§ AIM OF THE TASK:
Leave out the pictures and copy every record exactly.

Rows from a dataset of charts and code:

--------

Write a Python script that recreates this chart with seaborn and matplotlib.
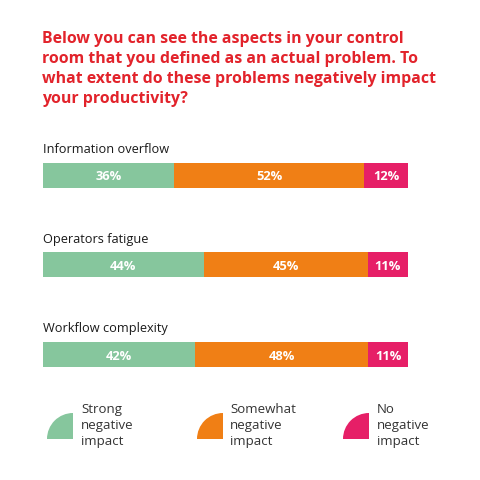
import numpy as np
import pandas as pd
import matplotlib.pyplot as plt
import seaborn as sns
from matplotlib.patches import Wedge

categories = ["Information overflow", "Operators fatigue", "Workflow complexity"]
strong = [36, 44, 42]
somewhat = [52, 45, 48]
no_impact = [12, 11, 11]
legend_labels = ["Strong\nnegative\nimpact", "Somewhat\nnegative\nimpact", "No\nnegative\nimpact"]
title = ("Below you can see the aspects in your control\n"
         "room that you defined as an actual problem. To\n"
         "what extent do these problems negatively impact\n"
         "your productivity?")

colors = ["#86C69D", "#F07F15", "#E61F67"]
red = "#E2232B"

sns.set_theme(style="white")
plt.rcParams['font.family'] = ['Open Sans', 'DejaVu Sans']

df = pd.DataFrame({"category": categories, "strong": strong,
                   "somewhat": somewhat, "no": no_impact})
tot = df[["strong", "somewhat", "no"]].sum(axis=1)
# scale each row so the bar fills the full width
df["p1"] = df["strong"] / tot * 100
df["p2"] = (df["strong"] + df["somewhat"]) / tot * 100
df["p3"] = 100.0

W = 480
fig = plt.figure(figsize=(4.8, 4.8), dpi=100)
fig.patch.set_facecolor("white")

step = 89.75
top = 175 - step / 2
ax = fig.add_axes([43 / W, 1 - (top + 3 * step) / W, 365 / W, 3 * step / W])
bw = 25 / step
for col, c in zip(["p3", "p2", "p1"], colors[::-1]):
    sns.barplot(data=df, y="category", x=col, color=c, width=bw, ax=ax,
                orient="h", saturation=1, linewidth=0, edgecolor="none")
ax.set_xlim(0, 100)
ax.set_ylim(2.5, -0.5)
ax.axis("off")

for i, row in df.iterrows():
    ax.text(0.1, i - 0.285, row["category"], ha="left", va="center",
            fontsize=9.2, color="#1a1a1a")
    lefts = [0, row["p1"], row["p2"]]
    rights = [row["p1"], row["p2"], row["p3"]]
    vals = [row["strong"], row["somewhat"], row["no"]]
    for l, r, v in zip(lefts, rights, vals):
        ax.text((l + r) / 2, i + 0.02, f"{v}%", ha="center", va="center",
                fontsize=9.3, fontweight="bold", color="white")

fig.text(42 / W, 1 - 31 / W, title, ha="left", va="top", fontsize=11.4,
         fontweight="bold", color=red, linespacing=1.33)

# legend in pixel coordinates
lg = fig.add_axes([0, 0, 1, 1], zorder=-1)
lg.set_xlim(0, W)
lg.set_ylim(0, W)
lg.axis("off")
marker_x = [73, 223, 369]
text_x = [81, 230, 377]
for mx, tx, c, lab in zip(marker_x, text_x, colors, legend_labels):
    lg.add_patch(Wedge((mx, W - 439), 26, 90, 180, color=c, lw=0))
    lg.text(tx, W - 425.5, lab, ha="left", va="center", fontsize=9.5,
            color="#333333", linespacing=1.3)

fig.savefig("out.png", dpi=100)
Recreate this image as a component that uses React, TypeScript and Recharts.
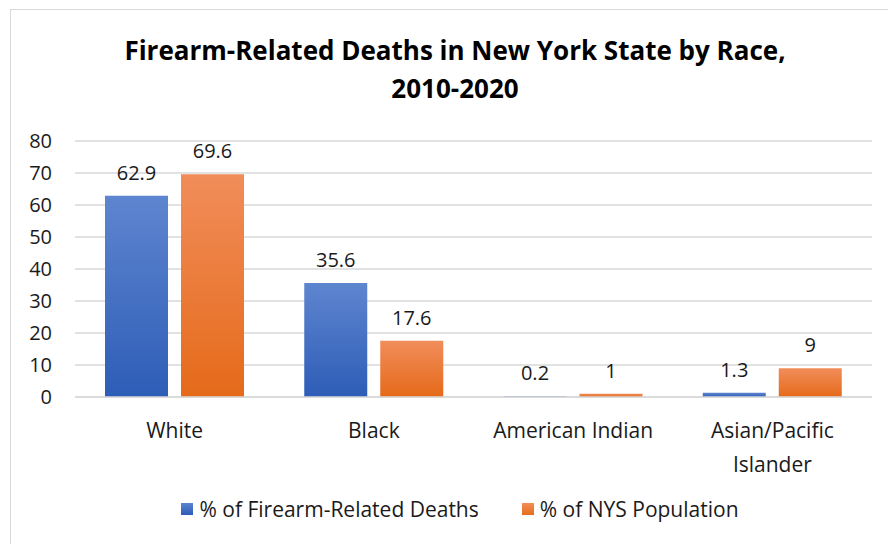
import { BarChart, Bar, XAxis, YAxis, CartesianGrid, LabelList, Legend } from "recharts";

const categories = ["White", "Black", "American Indian", "Asian/Pacific Islander"];
const deathShare = [62.9, 35.6, 0.2, 1.3];
const populationShare = [69.6, 17.6, 1, 9];
const yTicks = [0, 10, 20, 30, 40, 50, 60, 70, 80];

const seriesNames = ["% of Firearm-Related Deaths", "% of NYS Population"];
const FONT = "'Open Sans', Lato, sans-serif";

const data = categories.map((name, i) => ({
  name,
  deaths: deathShare[i],
  population: populationShare[i],
}));

// greedy word wrap by character count
function wrapLabel(s: string, maxChars: number) {
  const lines: string[] = [];
  let cur = "";
  for (const w of s.split(" ")) {
    const next = cur ? `${cur} ${w}` : w;
    if (next.length > maxChars && cur) {
      lines.push(cur);
      cur = w;
    } else {
      cur = next;
    }
  }
  if (cur) lines.push(cur);
  return lines;
}

function CategoryTick({ x, y, payload }: { x?: number; y?: number; payload?: { value: string } }) {
  const lines = wrapLabel(payload?.value ?? "", 15);
  return (
    <text x={x} y={(y ?? 0) + 39} textAnchor="middle" fontSize={21} fontFamily={FONT} fill="#1a1a1a">
      {lines.map((l, i) => (
        <tspan key={i} x={x} dy={i === 0 ? 0 : 34}>
          {l}
        </tspan>
      ))}
    </text>
  );
}

const swatches = [
  ["#5b83d0", "#2e5cb6"],
  ["#f28f58", "#e66c1c"],
];

function LegendBox() {
  return (
    <div
      style={{
        display: "flex",
        justifyContent: "center",
        gap: 43,
        paddingLeft: 48,
        fontFamily: FONT,
        fontSize: 21,
        color: "#1a1a1a",
      }}
    >
      {seriesNames.map((n, i) => (
        <div key={n} style={{ display: "flex", alignItems: "center", gap: 6 }}>
          <svg width={12} height={12}>
            <defs>
              <linearGradient id={`lg${i}`} x1="0" y1="0" x2="0" y2="1">
                <stop offset="0%" stopColor={swatches[i][0]} />
                <stop offset="100%" stopColor={swatches[i][1]} />
              </linearGradient>
            </defs>
            <rect width={12} height={12} fill={`url(#lg${i})`} />
          </svg>
          <span>{n}</span>
        </div>
      ))}
    </div>
  );
}

export default function App() {
  return (
    <div style={{ position: "absolute", left: 0, top: 0, width: 888, height: 544, overflow: "hidden", background: "#fff" }}>
      <div style={{ position: "absolute", left: 10, top: 9, width: 1000, height: 1000, border: "1px solid #d9d9d9" }} />
      <div
        style={{
          position: "absolute",
          left: 55,
          width: 800,
          top: 31,
          textAlign: "center",
          fontFamily: FONT,
          fontWeight: 700,
          fontSize: 26,
          lineHeight: "38px",
          color: "#000",
        }}
      >
        Firearm-Related Deaths in New York State by Race,
        <br />
        2010-2020
      </div>
      <div style={{ position: "absolute", left: 0, top: 0 }}>
        <BarChart
          width={888}
          height={544}
          data={data}
          margin={{ top: 141, right: 16, bottom: 19, left: 0 }}
          barCategoryGap={30}
          barGap={13}
        >
          <defs>
            <linearGradient id="gradBlue" x1="0" y1="0" x2="0" y2="1">
              <stop offset="0%" stopColor="#5e85cf" />
              <stop offset="100%" stopColor="#2e5db7" />
            </linearGradient>
            <linearGradient id="gradOrange" x1="0" y1="0" x2="0" y2="1">
              <stop offset="0%" stopColor="#f18d5a" />
              <stop offset="100%" stopColor="#e56a1a" />
            </linearGradient>
          </defs>
          <CartesianGrid vertical={false} stroke="#d9d9d9" strokeWidth={1.5} />
          <XAxis
            dataKey="name"
            height={98}
            interval={0}
            tickLine={false}
            tickSize={0}
            axisLine={{ stroke: "#d9d9d9", strokeWidth: 1.5 }}
            tick={<CategoryTick />}
          />
          <YAxis
            width={75}
            domain={[0, 80]}
            ticks={yTicks}
            tickLine={false}
            tickSize={0}
            tickMargin={23}
            axisLine={false}
            tick={{ fontSize: 20, fontFamily: FONT, fill: "#1a1a1a" }}
          />
          <Legend verticalAlign="bottom" height={30} content={<LegendBox />} />
          <Bar dataKey="deaths" name={seriesNames[0]} fill="url(#gradBlue)" isAnimationActive={false}>
            <LabelList dataKey="deaths" position="top" offset={16} fontSize={20} fontFamily={FONT} fill="#1a1a1a" />
          </Bar>
          <Bar dataKey="population" name={seriesNames[1]} fill="url(#gradOrange)" isAnimationActive={false}>
            <LabelList dataKey="population" position="top" offset={16} fontSize={20} fontFamily={FONT} fill="#1a1a1a" />
          </Bar>
        </BarChart>
      </div>
    </div>
  );
}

--------

§ FINAL ANSWER:
Write a Python script that recreates this chart with seaborn and matplotlib.
import numpy as np
import pandas as pd
import matplotlib.pyplot as plt
import seaborn as sns
from matplotlib.patches import Wedge

categories = ["Information overflow", "Operators fatigue", "Workflow complexity"]
strong = [36, 44, 42]
somewhat = [52, 45, 48]
no_impact = [12, 11, 11]
legend_labels = ["Strong\nnegative\nimpact", "Somewhat\nnegative\nimpact", "No\nnegative\nimpact"]
title = ("Below you can see the aspects in your control\n"
         "room that you defined as an actual problem. To\n"
         "what extent do these problems negatively impact\n"
         "your productivity?")

colors = ["#86C69D", "#F07F15", "#E61F67"]
red = "#E2232B"

sns.set_theme(style="white")
plt.rcParams['font.family'] = ['Open Sans', 'DejaVu Sans']

df = pd.DataFrame({"category": categories, "strong": strong,
                   "somewhat": somewhat, "no": no_impact})
tot = df[["strong", "somewhat", "no"]].sum(axis=1)
# scale each row so the bar fills the full width
df["p1"] = df["strong"] / tot * 100
df["p2"] = (df["strong"] + df["somewhat"]) / tot * 100
df["p3"] = 100.0

W = 480
fig = plt.figure(figsize=(4.8, 4.8), dpi=100)
fig.patch.set_facecolor("white")

step = 89.75
top = 175 - step / 2
ax = fig.add_axes([43 / W, 1 - (top + 3 * step) / W, 365 / W, 3 * step / W])
bw = 25 / step
for col, c in zip(["p3", "p2", "p1"], colors[::-1]):
    sns.barplot(data=df, y="category", x=col, color=c, width=bw, ax=ax,
                orient="h", saturation=1, linewidth=0, edgecolor="none")
ax.set_xlim(0, 100)
ax.set_ylim(2.5, -0.5)
ax.axis("off")

for i, row in df.iterrows():
    ax.text(0.1, i - 0.285, row["category"], ha="left", va="center",
            fontsize=9.2, color="#1a1a1a")
    lefts = [0, row["p1"], row["p2"]]
    rights = [row["p1"], row["p2"], row["p3"]]
    vals = [row["strong"], row["somewhat"], row["no"]]
    for l, r, v in zip(lefts, rights, vals):
        ax.text((l + r) / 2, i + 0.02, f"{v}%", ha="center", va="center",
                fontsize=9.3, fontweight="bold", color="white")

fig.text(42 / W, 1 - 31 / W, title, ha="left", va="top", fontsize=11.4,
         fontweight="bold", color=red, linespacing=1.33)

# legend in pixel coordinates
lg = fig.add_axes([0, 0, 1, 1], zorder=-1)
lg.set_xlim(0, W)
lg.set_ylim(0, W)
lg.axis("off")
marker_x = [73, 223, 369]
text_x = [81, 230, 377]
for mx, tx, c, lab in zip(marker_x, text_x, colors, legend_labels):
    lg.add_patch(Wedge((mx, W - 439), 26, 90, 180, color=c, lw=0))
    lg.text(tx, W - 425.5, lab, ha="left", va="center", fontsize=9.5,
            color="#333333", linespacing=1.3)

fig.savefig("out.png", dpi=100)
Recreate this image as a component that uses React, TypeScript and Recharts.
import { BarChart, Bar, XAxis, YAxis, CartesianGrid, LabelList, Legend } from "recharts";

const categories = ["White", "Black", "American Indian", "Asian/Pacific Islander"];
const deathShare = [62.9, 35.6, 0.2, 1.3];
const populationShare = [69.6, 17.6, 1, 9];
const yTicks = [0, 10, 20, 30, 40, 50, 60, 70, 80];

const seriesNames = ["% of Firearm-Related Deaths", "% of NYS Population"];
const FONT = "'Open Sans', Lato, sans-serif";

const data = categories.map((name, i) => ({
  name,
  deaths: deathShare[i],
  population: populationShare[i],
}));

// greedy word wrap by character count
function wrapLabel(s: string, maxChars: number) {
  const lines: string[] = [];
  let cur = "";
  for (const w of s.split(" ")) {
    const next = cur ? `${cur} ${w}` : w;
    if (next.length > maxChars && cur) {
      lines.push(cur);
      cur = w;
    } else {
      cur = next;
    }
  }
  if (cur) lines.push(cur);
  return lines;
}

function CategoryTick({ x, y, payload }: { x?: number; y?: number; payload?: { value: string } }) {
  const lines = wrapLabel(payload?.value ?? "", 15);
  return (
    <text x={x} y={(y ?? 0) + 39} textAnchor="middle" fontSize={21} fontFamily={FONT} fill="#1a1a1a">
      {lines.map((l, i) => (
        <tspan key={i} x={x} dy={i === 0 ? 0 : 34}>
          {l}
        </tspan>
      ))}
    </text>
  );
}

const swatches = [
  ["#5b83d0", "#2e5cb6"],
  ["#f28f58", "#e66c1c"],
];

function LegendBox() {
  return (
    <div
      style={{
        display: "flex",
        justifyContent: "center",
        gap: 43,
        paddingLeft: 48,
        fontFamily: FONT,
        fontSize: 21,
        color: "#1a1a1a",
      }}
    >
      {seriesNames.map((n, i) => (
        <div key={n} style={{ display: "flex", alignItems: "center", gap: 6 }}>
          <svg width={12} height={12}>
            <defs>
              <linearGradient id={`lg${i}`} x1="0" y1="0" x2="0" y2="1">
                <stop offset="0%" stopColor={swatches[i][0]} />
                <stop offset="100%" stopColor={swatches[i][1]} />
              </linearGradient>
            </defs>
            <rect width={12} height={12} fill={`url(#lg${i})`} />
          </svg>
          <span>{n}</span>
        </div>
      ))}
    </div>
  );
}

export default function App() {
  return (
    <div style={{ position: "absolute", left: 0, top: 0, width: 888, height: 544, overflow: "hidden", background: "#fff" }}>
      <div style={{ position: "absolute", left: 10, top: 9, width: 1000, height: 1000, border: "1px solid #d9d9d9" }} />
      <div
        style={{
          position: "absolute",
          left: 55,
          width: 800,
          top: 31,
          textAlign: "center",
          fontFamily: FONT,
          fontWeight: 700,
          fontSize: 26,
          lineHeight: "38px",
          color: "#000",
        }}
      >
        Firearm-Related Deaths in New York State by Race,
        <br />
        2010-2020
      </div>
      <div style={{ position: "absolute", left: 0, top: 0 }}>
        <BarChart
          width={888}
          height={544}
          data={data}
          margin={{ top: 141, right: 16, bottom: 19, left: 0 }}
          barCategoryGap={30}
          barGap={13}
        >
          <defs>
            <linearGradient id="gradBlue" x1="0" y1="0" x2="0" y2="1">
              <stop offset="0%" stopColor="#5e85cf" />
              <stop offset="100%" stopColor="#2e5db7" />
            </linearGradient>
            <linearGradient id="gradOrange" x1="0" y1="0" x2="0" y2="1">
              <stop offset="0%" stopColor="#f18d5a" />
              <stop offset="100%" stopColor="#e56a1a" />
            </linearGradient>
          </defs>
          <CartesianGrid vertical={false} stroke="#d9d9d9" strokeWidth={1.5} />
          <XAxis
            dataKey="name"
            height={98}
            interval={0}
            tickLine={false}
            tickSize={0}
            axisLine={{ stroke: "#d9d9d9", strokeWidth: 1.5 }}
            tick={<CategoryTick />}
          />
          <YAxis
            width={75}
            domain={[0, 80]}
            ticks={yTicks}
            tickLine={false}
            tickSize={0}
            tickMargin={23}
            axisLine={false}
            tick={{ fontSize: 20, fontFamily: FONT, fill: "#1a1a1a" }}
          />
          <Legend verticalAlign="bottom" height={30} content={<LegendBox />} />
          <Bar dataKey="deaths" name={seriesNames[0]} fill="url(#gradBlue)" isAnimationActive={false}>
            <LabelList dataKey="deaths" position="top" offset={16} fontSize={20} fontFamily={FONT} fill="#1a1a1a" />
          </Bar>
          <Bar dataKey="population" name={seriesNames[1]} fill="url(#gradOrange)" isAnimationActive={false}>
            <LabelList dataKey="population" position="top" offset={16} fontSize={20} fontFamily={FONT} fill="#1a1a1a" />
          </Bar>
        </BarChart>
      </div>
    </div>
  );
}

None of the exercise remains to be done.